## [Directions for this task]
Reproduce, character for character, the lines below from the first through the one with "import numpy as np". Leave pictures out.
-------------------------
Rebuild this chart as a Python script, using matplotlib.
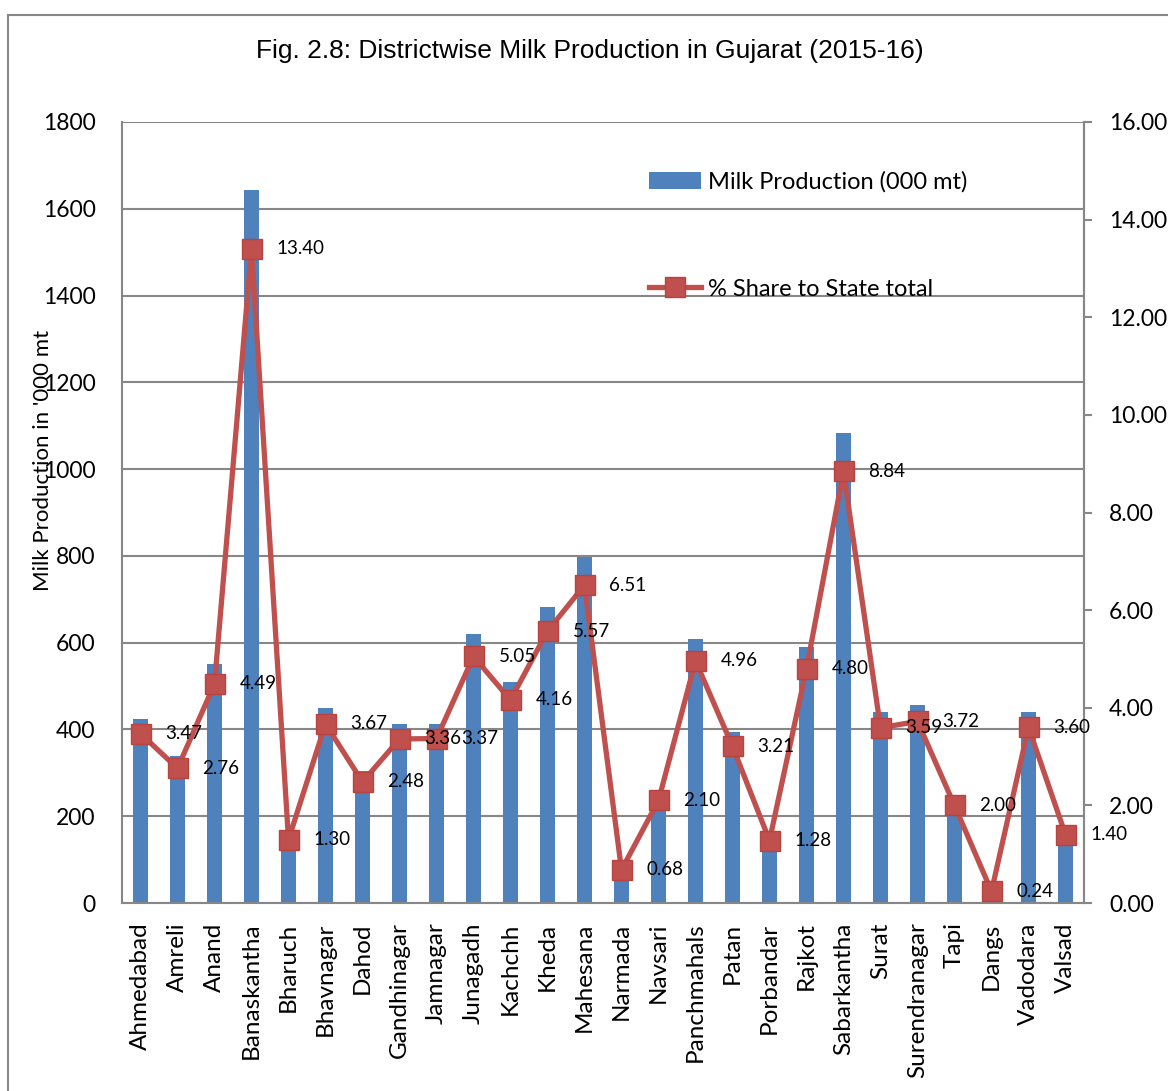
import matplotlib
matplotlib.use("Agg")
import matplotlib.pyplot as plt
from matplotlib.lines import Line2D
import numpy as np

districts = ["Ahmedabad", "Amreli", "Anand", "Banaskantha", "Bharuch", "Bhavnagar",
             "Dahod", "Gandhinagar", "Jamnagar", "Junagadh", "Kachchh", "Kheda",
             "Mahesana", "Narmada", "Navsari", "Panchmahals", "Patan", "Porbandar",
             "Rajkot", "Sabarkantha", "Surat", "Surendranagar", "Tapi", "Dangs",
             "Vadodara", "Valsad"]
milk_production = [425, 338, 551, 1643, 160, 450, 304, 412, 413, 619, 510, 683,
                   798, 83, 257, 608, 394, 157, 589, 1084, 440, 456, 245, 29,
                   441, 172]
share_pct = [3.47, 2.76, 4.49, 13.40, 1.30, 3.67, 2.48, 3.36, 3.37, 5.05, 4.16, 5.57,
             6.51, 0.68, 2.10, 4.96, 3.21, 1.28, 4.80, 8.84, 3.59, 3.72, 2.00, 0.24,
             3.60, 1.40]
left_ticks = [0, 200, 400, 600, 800, 1000, 1200, 1400, 1600, 1800]
right_ticks = [0, 2, 4, 6, 8, 10, 12, 14, 16]

BLUE = "#4F81BD"
RED = "#C0504D"
GRID = "#878787"
ARIAL = "Liberation Sans"
CALIBRI = "Lato"

W, H = 1168, 1091
fig = plt.figure(figsize=(W / 100, H / 100), dpi=100)
ax = fig.add_axes([122 / W, 1 - 903 / H, (1084 - 122) / W, (903 - 122) / H])

x = np.arange(len(districts))
ax.bar(x, milk_production, width=0.4, color=BLUE, zorder=2,
       label="Milk Production (000 mt)")
ax.set_xlim(-0.5, len(districts) - 0.5)
ax.set_ylim(0, 1800)
ax.set_yticks(left_ticks)
ax.set_yticklabels([str(t) for t in left_ticks], fontfamily=CALIBRI, fontsize=16.5)
ax.tick_params(axis="y", length=0, pad=19)
ax.set_xticks(x)
ax.set_xticklabels(districts, rotation=90, fontfamily=CALIBRI, fontsize=17.5)
ax.tick_params(axis="x", length=0, pad=14)
ax.yaxis.grid(True, color=GRID, linewidth=1.5, zorder=0)
ax.set_axisbelow(True)
for s in ["left", "bottom", "right"]:
    ax.spines[s].set_color(GRID)
    ax.spines[s].set_linewidth(1.5)
ax.spines["top"].set_visible(False)
ax.set_ylabel("Milk Production in '000 mt", fontfamily=CALIBRI, fontsize=16)
ax.yaxis.set_label_coords(-0.0717, 0.567)

ax2 = ax.twinx()
ax2.plot(x, share_pct, color=RED, linewidth=3.8, marker="s", markersize=14,
         markerfacecolor=RED, markeredgecolor="#B9433F", zorder=3,
         label="% Share to State total")
ax2.set_ylim(0, 16)
ax2.set_yticks(right_ticks)
ax2.set_yticklabels([f"{t:.2f}" for t in right_ticks], fontfamily=CALIBRI, fontsize=16.5)
ax2.tick_params(axis="y", length=6, width=1.5, color=GRID, pad=12)
for s in ["left", "bottom", "right", "top"]:
    ax2.spines[s].set_visible(False)
ax2.spines["right"].set_visible(True)
ax2.spines["right"].set_color(GRID)
ax2.spines["right"].set_linewidth(1.5)

for xi, v in zip(x, share_pct):
    ax2.annotate(f"{v:.2f}", (xi, v), xytext=(18, 0), textcoords="offset points",
                 ha="left", va="center", fontfamily=CALIBRI, fontsize=13.5,
                 color="black", zorder=4)

h1, l1 = ax.get_legend_handles_labels()
h2, l2 = ax2.get_legend_handles_labels()
leg = ax2.legend(h1 + h2, l1 + l2, loc="upper left",
                 bbox_to_anchor=(649 / W, 1 - 171 / H), bbox_transform=fig.transFigure,
                 frameon=False, prop={"family": CALIBRI, "size": 17},
                 handlelength=2.2, handletextpad=0.3, labelspacing=3.65,
                 borderpad=0, borderaxespad=0)

fig.text(590 / W, 1 - 51 / H,
         "Fig. 2.8: Districtwise Milk Production in Gujarat (2015-16)",
         ha="center", va="center", fontfamily=ARIAL, fontsize=19)

# chart frame (left and top edges)
fig.add_artist(Line2D([8 / W, 8 / W], [0, 1 - 15 / H], transform=fig.transFigure,
                      color=GRID, linewidth=1.5))
fig.add_artist(Line2D([8 / W, 1], [1 - 15 / H, 1 - 15 / H], transform=fig.transFigure,
                      color=GRID, linewidth=1.5))

fig.savefig("out.png", dpi=100)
-------------------------
## [Answer to this exercise]
Rebuild this chart as a Python script, using matplotlib.
import matplotlib
matplotlib.use("Agg")
import matplotlib.pyplot as plt
from matplotlib.lines import Line2D
import numpy as np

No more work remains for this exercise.